++++ Source material

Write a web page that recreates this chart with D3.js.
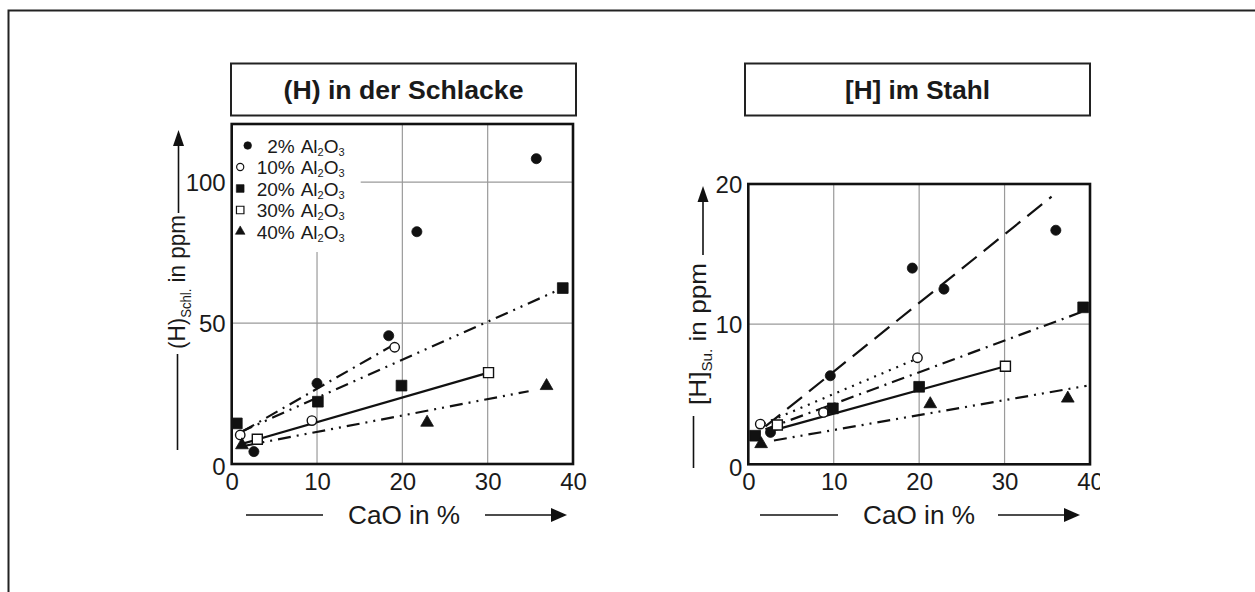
<!DOCTYPE html>
<html>
<head>
<meta charset="utf-8">
<script src="https://cdn.jsdelivr.net/npm/d3@7"></script>
<style>
  html, body { margin: 0; padding: 0; background: #fff; }
  svg { display: block; }
  text { font-family: "Liberation Sans", Arial, sans-serif; fill: #1a1a1a; }
</style>
</head>
<body>
<script>
// ---------- data ----------
const xTicks = [0, 10, 20, 30, 40];
const slagYTicks = [0, 50, 100];
const steelYTicks = [0, 10, 20];
const slagYMax = 120.6;
const steelYMax = 20;

const legendPcts = ["2%", "10%", "20%", "30%", "40%"];
const seriesKeys = ["a2", "a10", "a20", "a30", "a40"];

// (H) in der Schlacke  [CaO %, ppm]
const slag2  = [[2.6, 4.4], [10, 28.6], [18.4, 45.5], [21.7, 82.4], [35.7, 108.3]];
const slag10 = [[1.0, 10.3], [9.4, 15.4], [19.1, 41.4]];
const slag20 = [[0.6, 14.4], [10.1, 22.1], [19.9, 27.8], [38.8, 62.4]];
const slag30 = [[3.0, 8.8], [30.1, 32.4]];
const slag40 = [[1.2, 6.7], [22.9, 14.7], [36.9, 27.7]];

// fitted lines (H) in der Schlacke
const slagFit10 = [[1.3, 11.6], [18.7, 41.8]];
const slagFit20 = [[1.0, 11.3], [38.8, 62.4]];
const slagFit30 = [[1.4, 7.3], [30.1, 32.4]];
const slagFit40 = [[1.4, 6.4], [34.8, 25.8]];

// [H] im Stahl  [CaO %, ppm]
const steel2  = [[2.6, 2.28], [9.6, 6.32], [19.2, 14.0], [22.9, 12.5], [36.0, 16.7]];
const steel10 = [[1.4, 2.87], [8.8, 3.7], [19.8, 7.6]];
const steel20 = [[0.8, 2.04], [9.9, 3.99], [20.0, 5.53], [39.2, 11.2]];
const steel30 = [[3.4, 2.8], [30.1, 7.0]];
const steel40 = [[1.5, 1.45], [21.3, 4.3], [37.4, 4.7]];

// fitted lines [H] im Stahl
const steelFit2  = [[2.0, 2.7], [35.5, 19.1]];
const steelFit10 = [[1.8, 2.9], [19.6, 7.5]];
const steelFit20 = [[2.0, 2.5], [39.6, 11.0]];
const steelFit30 = [[2.8, 2.4], [30.1, 7.0]];
const steelFit40 = [[3.0, 1.7], [39.6, 5.6]];

// ---------- styles ----------
const symStyle = {
  a2:  { type: d3.symbolCircle,   fill: "#111", size: 80,  lsize: 46 },
  a10: { type: d3.symbolCircle,   fill: "#fff", size: 70,  lsize: 40 },
  a20: { type: d3.symbolSquare,   fill: "#111", size: 115, lsize: 60 },
  a30: { type: d3.symbolSquare,   fill: "#fff", size: 100, lsize: 56 },
  a40: { type: d3.symbolTriangle, fill: "#111", size: 70,  lsize: 40 }
};
const dashStyle = {
  solid: null,
  dashDot: "13,6,2,6",
  dashDotDot: "13,6,2,6,2,6",
  longDash: "19,9",
  dotted: "2,6"
};

const W = 1255, H = 592;
const svg = d3.select("body").append("svg").attr("width", W).attr("height", H);

// outer frame (open to the right and bottom)
svg.append("rect").attr("x", 8.5).attr("y", 10.5).attr("width", 1300).attr("height", 700)
  .attr("fill", "none").attr("stroke", "#222").attr("stroke-width", 2);

const defs = svg.append("defs");
defs.append("clipPath").attr("id", "rightClip")
  .append("rect").attr("x", 600).attr("y", 0).attr("width", 500).attr("height", H);

function arrowHead(g, tipX, tipY, dir, len, half) {
  let pts;
  if (dir === "up") pts = [[tipX, tipY], [tipX - half, tipY + len], [tipX + half, tipY + len]];
  else pts = [[tipX, tipY], [tipX - len, tipY - half], [tipX - len, tipY + half]];
  g.append("path").attr("d", d3.line()(pts) + "Z").attr("fill", "#111");
}

function panel(cfg) {
  const g = svg.append("g");
  if (cfg.clip) g.attr("clip-path", "url(#" + cfg.clip + ")");
  const x = d3.scaleLinear().domain([0, 40]).range([cfg.left, cfg.right]);
  const y = d3.scaleLinear().domain([0, cfg.yMax]).range([cfg.bottom, cfg.top]);

  // title box
  g.append("rect").attr("x", cfg.titleLeft).attr("y", 63.5).attr("width", cfg.titleW).attr("height", 52)
    .attr("fill", "#fff").attr("stroke", "#222").attr("stroke-width", 2);
  g.append("text").attr("x", cfg.titleLeft + cfg.titleW / 2).attr("y", 98.5)
    .attr("text-anchor", "middle").attr("font-weight", "bold").attr("font-size", 25.5)
    .attr("textLength", cfg.titleLen).attr("lengthAdjust", "spacingAndGlyphs")
    .text(cfg.title);

  // grid
  g.append("g").selectAll("line").data(xTicks.filter(d => d > 0 && d < 40)).join("line")
    .attr("x1", d => x(d)).attr("x2", d => x(d)).attr("y1", cfg.top).attr("y2", cfg.bottom)
    .attr("stroke", "#9a9a9a").attr("stroke-width", 1.2);
  g.append("g").selectAll("line").data(cfg.yTicks.filter(d => d > 0 && d < cfg.yMax - 1)).join("line")
    .attr("x1", cfg.left).attr("x2", cfg.right).attr("y1", d => y(d)).attr("y2", d => y(d))
    .attr("stroke", "#9a9a9a").attr("stroke-width", 1.2);

  // legend backdrop
  if (cfg.legend) {
    g.append("rect").attr("x", cfg.left + 1).attr("y", cfg.top + 1).attr("width", 128).attr("height", 127)
      .attr("fill", "#fff");
  }

  // axes (labels only)
  const ax = g.append("g").attr("transform", `translate(0,${cfg.bottom})`)
    .call(d3.axisBottom(x).tickValues(xTicks).tickSize(0).tickPadding(9).tickFormat(d3.format("d")));
  ax.select(".domain").remove();
  ax.selectAll("text").attr("font-size", 24).attr("font-family", "Liberation Sans, Arial, sans-serif").attr("fill", "#1a1a1a");
  const ay = g.append("g").attr("transform", `translate(${cfg.left},0)`)
    .call(d3.axisLeft(y).tickValues(cfg.yTicks).tickSize(0).tickPadding(6).tickFormat(d3.format("d")));
  ay.select(".domain").remove();
  ay.selectAll("text").attr("font-size", 24).attr("font-family", "Liberation Sans, Arial, sans-serif").attr("fill", "#1a1a1a")
    .attr("dy", d => d === 0 ? "0.45em" : "0.34em");

  // fit lines
  const line = d3.line().x(d => x(d[0])).y(d => y(d[1]));
  cfg.fits.forEach(f => {
    g.append("path").attr("d", line(f.pts)).attr("fill", "none").attr("stroke", "#111")
      .attr("stroke-width", 2.2).attr("stroke-dasharray", dashStyle[f.style]);
  });

  // points
  cfg.series.forEach(s => {
    const st = symStyle[s.key];
    g.append("g").selectAll("path").data(s.pts).join("path")
      .attr("transform", d => `translate(${x(d[0])},${y(d[1])})`)
      .attr("d", d3.symbol().type(st.type).size(st.size))
      .attr("fill", st.fill).attr("stroke", "#111").attr("stroke-width", st.fill === "#fff" ? 1.4 : 0.8);
  });

  // frame
  g.append("rect").attr("x", cfg.left).attr("y", cfg.top).attr("width", cfg.right - cfg.left).attr("height", cfg.bottom - cfg.top)
    .attr("fill", "none").attr("stroke", "#111").attr("stroke-width", 2.6);

  // legend
  if (cfg.legend) {
    const rowY = i => cfg.top + 21.5 + i * 21.5;
    seriesKeys.forEach((k, i) => {
      const st = symStyle[k];
      g.append("path").attr("transform", `translate(${cfg.left + (i === 0 ? 16 : 8.5)},${rowY(i)})`)
        .attr("d", d3.symbol().type(st.type).size(st.lsize))
        .attr("fill", st.fill).attr("stroke", "#111").attr("stroke-width", st.fill === "#fff" ? 1.2 : 0.6);
      g.append("text").attr("x", cfg.left + 63).attr("y", rowY(i) + 7).attr("text-anchor", "end")
        .attr("font-size", 19).text(legendPcts[i]);
      const t = g.append("text").attr("x", cfg.left + 69).attr("y", rowY(i) + 7).attr("font-size", 19);
      t.append("tspan").text("Al");
      t.append("tspan").attr("font-size", 11).attr("dy", 3).text("2");
      t.append("tspan").attr("dy", -3).text("O");
      t.append("tspan").attr("font-size", 11).attr("dy", 3).text("3");
    });
  }

  // y axis label with arrow
  const yl = cfg.yLab;
  g.append("line").attr("x1", yl.lowX).attr("x2", yl.lowX).attr("y1", yl.lowY1).attr("y2", yl.lowY2)
    .attr("stroke", "#111").attr("stroke-width", 1.6);
  g.append("line").attr("x1", yl.upX).attr("x2", yl.upX).attr("y1", yl.upY1).attr("y2", yl.upTip + 12)
    .attr("stroke", "#111").attr("stroke-width", 1.6);
  arrowHead(g, yl.upX, yl.upTip, "up", 16, 5.5);
  const yt = g.append("text").attr("transform", `translate(${yl.textX},${yl.textY}) rotate(-90)`)
    .attr("text-anchor", "middle").attr("font-size", 24)
    .attr("textLength", yl.len).attr("lengthAdjust", "spacingAndGlyphs");
  yt.append("tspan").text(yl.main);
  yt.append("tspan").attr("font-size", 14).attr("dy", 6).text(yl.sub);
  yt.append("tspan").attr("dy", -6).text(" in ppm");

  // x axis label with arrow
  const xl = cfg.xLab;
  g.append("line").attr("x1", xl.l1).attr("x2", xl.l2).attr("y1", 515).attr("y2", 515)
    .attr("stroke", "#111").attr("stroke-width", 1.6);
  g.append("line").attr("x1", xl.r1).attr("x2", xl.tip - 10).attr("y1", 515).attr("y2", 515)
    .attr("stroke", "#111").attr("stroke-width", 1.6);
  arrowHead(g, xl.tip, 515, "right", 16, 7);
  g.append("text").attr("x", xl.cx).attr("y", 523.5).attr("text-anchor", "middle").attr("font-size", 25)
    .attr("textLength", 112).attr("lengthAdjust", "spacingAndGlyphs").text("CaO in %");
}

panel({
  title: "(H) in der Schlacke", titleLeft: 231, titleW: 345, titleLen: 240,
  left: 231.7, right: 573, top: 124, bottom: 464, yMax: slagYMax, yTicks: slagYTicks,
  legend: true,
  series: [
    { key: "a2", pts: slag2 }, { key: "a10", pts: slag10 }, { key: "a20", pts: slag20 },
    { key: "a30", pts: slag30 }, { key: "a40", pts: slag40 }
  ],
  fits: [
    { pts: slagFit10, style: "dashDot" }, { pts: slagFit20, style: "dashDotDot" },
    { pts: slagFit30, style: "solid" }, { pts: slagFit40, style: "dashDotDot" }
  ],
  yLab: { main: "(H)", sub: "Schl.", textX: 185, textY: 282, len: 134,
          lowX: 177.5, lowY1: 450, lowY2: 354, upX: 178.5, upY1: 213, upTip: 130 },
  xLab: { l1: 246, l2: 323, r1: 485, tip: 567, cx: 404 }
});

panel({
  title: "[H] im Stahl", titleLeft: 745, titleW: 345, titleLen: 145, clip: "rightClip",
  left: 748.3, right: 1090, top: 184, bottom: 464.3, yMax: steelYMax, yTicks: steelYTicks,
  legend: false,
  series: [
    { key: "a2", pts: steel2 }, { key: "a10", pts: steel10 }, { key: "a20", pts: steel20 },
    { key: "a30", pts: steel30 }, { key: "a40", pts: steel40 }
  ],
  fits: [
    { pts: steelFit2, style: "longDash" }, { pts: steelFit10, style: "dotted" },
    { pts: steelFit20, style: "dashDot" }, { pts: steelFit30, style: "solid" },
    { pts: steelFit40, style: "dashDotDot" }
  ],
  yLab: { main: "[H]", sub: "Su.", textX: 706, textY: 334, len: 142,
          lowX: 693.5, lowY1: 468, lowY2: 416, upX: 703, upY1: 255, upTip: 186 },
  xLab: { l1: 760, l2: 838, r1: 998, tip: 1080, cx: 919 }
});
</script>
</body>
</html>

++++++++

Show all lines from the listing above in which "with" appears.

Write a web page that recreates this chart with D3.js.
  // y axis label with arrow
  // x axis label with arrow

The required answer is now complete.